“The results of the midterm forecasting model indicate that while Democrats have a real chance to buck the normal pattern of midterm elections and gain seats in the House of Representatives, they are unlikely to pick up the 17 seats that they would need to regain control of the chamber. That outcome would require a wave election like 2006 or 2010. But the 2014 midterm election is unlikely to be a wave election. It is much more likely to be a status quo election for the House of Representatives with one party or the other making a small gain and Republicans holding onto their majority.”
“Barring the emergence of a major national issue that results in a substantial advantage for one party or the other on the generic ballot, the seat swing in the 2014 House elections is likely to be fairly small. Nevertheless, the pattern of out-party gains in midterm elections is strong enough that, like Newt Gingrich in 1998, John Boehner may find his speakership in jeopardy if Democrats make even modest gains in the House elections.”
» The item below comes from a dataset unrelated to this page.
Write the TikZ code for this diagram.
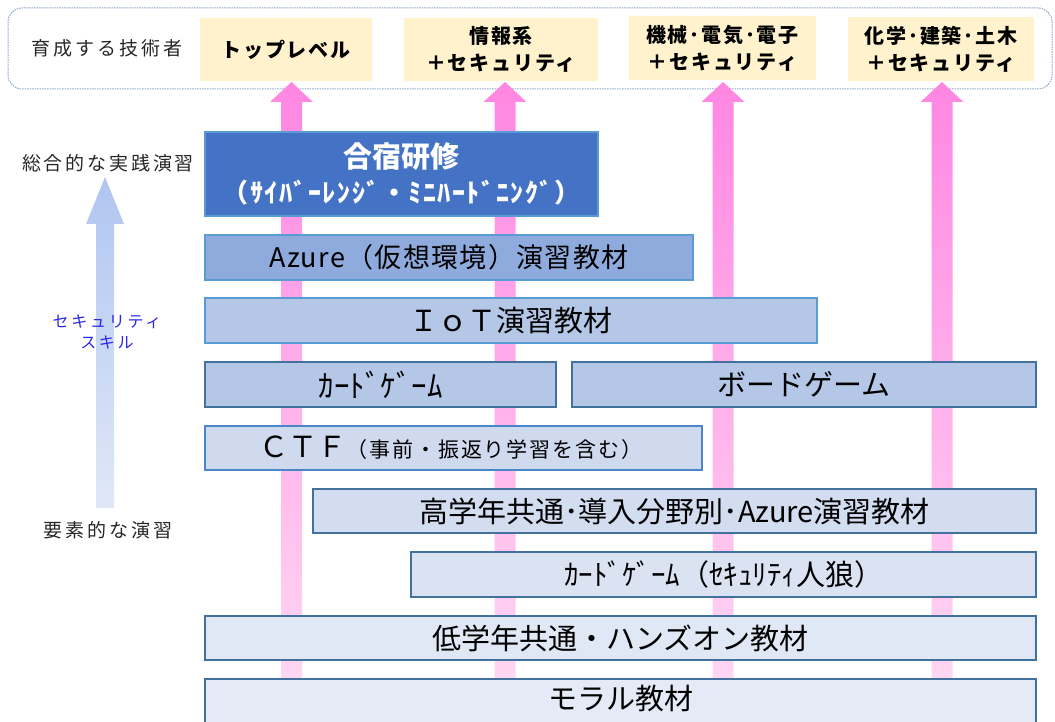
\documentclass[tikz,border=0pt]{standalone}
\usepackage{fontspec}
\setmainfont{Noto Sans CJK JP}
\newcommand{\myfs}[1]{\fontsize{#1}{#1}\selectfont}
\newcommand{\ls}[1]{\addfontfeature{LetterSpace=#1}}
\definecolor{yel}{HTML}{FFF2CC}
\definecolor{pinktop}{RGB}{255,134,226}
\definecolor{pinkbot}{RGB}{255,216,243}
\definecolor{bltop}{RGB}{176,197,240}
\definecolor{blbot}{RGB}{224,232,248}
\definecolor{dashc}{RGB}{140,165,200}
\definecolor{bd1}{HTML}{5B9BD5}
\definecolor{bd2}{HTML}{41719C}
\definecolor{bd3}{HTML}{4A86C8}
\definecolor{f1}{HTML}{4472C4}
\definecolor{f2}{HTML}{8FAADC}
\definecolor{f3}{HTML}{B4C7E7}
\definecolor{f4}{HTML}{CFDAEF}
\definecolor{f5}{HTML}{D3DDF0}
\definecolor{f6}{HTML}{DBE3F3}
\definecolor{f7}{HTML}{E1E8F5}
\definecolor{f8}{HTML}{E4EAF6}
\definecolor{skill}{RGB}{40,40,230}
\tikzset{
  bar/.style={draw=bd2, line width=1.5pt, inner sep=0pt, text=black, font=\myfs{29}},
  ybox/.style={fill=yel, inner sep=0pt, align=center, font={\fontsize{20}{27}\selectfont\bfseries\ls{9}}, text=black},
  side/.style={text=black!85, font={\myfs{19}\ls{15}}, inner sep=0pt},
  pinkarrow/.style={top color=pinktop, bottom color=pinkbot, draw=none},
}
\newcommand{\parrow}[1]{%
  \shade[pinkarrow] (#1-10.5,690) -- (#1-10.5,102) -- (#1-21.5,102) -- (#1,82) -- (#1+21.5,102) -- (#1+10.5,102) -- (#1+10.5,690) -- cycle;}
\begin{document}
\begin{tikzpicture}[x=1pt,y=-1pt]
\useasboundingbox (0,0) rectangle (1055,722);
% dashed banner
\draw[dashc, line width=1pt, dash pattern=on 1.5pt off 1pt, rounded corners=14pt] (8,8) rectangle (1052,89);
\node[side] (ikusei) at (107,48) {育成する技術者};
% pink arrows
\parrow{291.5}
\parrow{505}
\parrow{723}
\parrow{942}
% yellow boxes
\node[ybox, minimum width=172pt, minimum height=63pt] (top) at (286,49.5) {トップレベル};
\node[ybox, minimum width=194pt, minimum height=63pt] (info) at (501,49.5) {情報系\\＋セキュリティ};
\node[ybox, minimum width=187pt, minimum height=64pt] (mech) at (722.5,48) {機械･電気･電子\\＋セキュリティ};
\node[ybox, minimum width=186pt, minimum height=64pt] (chem) at (941,49) {化学･建築･土木\\＋セキュリティ};
% left arrow
\shade[top color=bltop, bottom color=blbot] (96,508) -- (96,224) -- (86,224) -- (105,177) -- (124,224) -- (114,224) -- (114,508) -- cycle;
\node[side] (sogo) at (108,163) {総合的な実践演習};
\node[side] (yoso) at (108,530) {要素的な演習};
\node[inner sep=0pt, text=skill, font={\fontsize{16}{21}\selectfont\ls{17}}, align=center] (skill) at (107,332) {セキュリティ\\スキル};
% bars
\node[bar, draw=bd1, fill=f1, text=white, minimum width=393pt, minimum height=84pt, align=center, font=\bfseries] (gasshuku) at (401.5,174)
  {{\myfs{29}合宿研修}\\[8pt]{\myfs{26}\ls{6}（ｻｲﾊﾞｰﾚﾝｼﾞ・ﾐﾆﾊｰﾄﾞﾆﾝｸﾞ）}};
\node[bar, draw=bd1, fill=f2, minimum width=488pt, minimum height=45pt, font={\myfs{27}\ls{5}}] (azure) at (449,257.5) {Azure（仮想環境）演習教材};
\node[bar, draw=bd1, fill=f3, minimum width=612pt, minimum height=45pt] (iot) at (511,320.5) {ＩｏＴ演習教材};
\node[bar, fill=f3, minimum width=351pt, minimum height=45pt, font=\myfs{31}] (card) at (380.5,384.5) {ｶｰﾄﾞｹﾞｰﾑ};
\node[bar, fill=f3, minimum width=464pt, minimum height=45pt] (board) at (804,384.5) {ボードゲーム};
\node[bar, draw=bd3, fill=f4, minimum width=497pt, minimum height=44pt] (ctf) at (453.5,448) {ＣＴＦ{\myfs{21}\ls{9}（事前・振返り学習を含む）}\hspace*{5pt}};
\node[bar, fill=f5, minimum width=723pt, minimum height=44pt] (high) at (674.5,511) {高学年共通･導入分野別･Azure演習教材};
\node[bar, fill=f6, minimum width=625pt, minimum height=45pt, font=\myfs{29}] (wolf) at (723.5,574.5) {ｶｰﾄﾞｹﾞｰﾑ（ｾｷｭﾘﾃｨ人狼）};
\node[bar, fill=f7, minimum width=831pt, minimum height=44pt] (low) at (620.5,638) {低学年共通・ハンズオン教材};
\draw[bd2, line width=1.5pt, fill=f8] (205,740) -- (205,679) -- (1036,679) -- (1036,740);
\node[inner sep=0pt, font=\myfs{29}] (moral) at (620.5,699) {モラル教材};
\end{tikzpicture}
\end{document}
There’s an interesting article over at the VCOP that dovetails with this one; as I read this, I’m of two minds when it comes to predictions like this: (1)anything can happen in the world of American politics; a scandal could come along, a foreign policy crisis could erupt, anything could come along to completely upset the predictions above, and (2)it makes GOTV efforts that much more critical; unlike in presidential years, where turnout is a lot bigger, mid-term and off-year elections are often decided on turnout and whichever party can garner their supporters to the polls in greater numbers should have an advantage.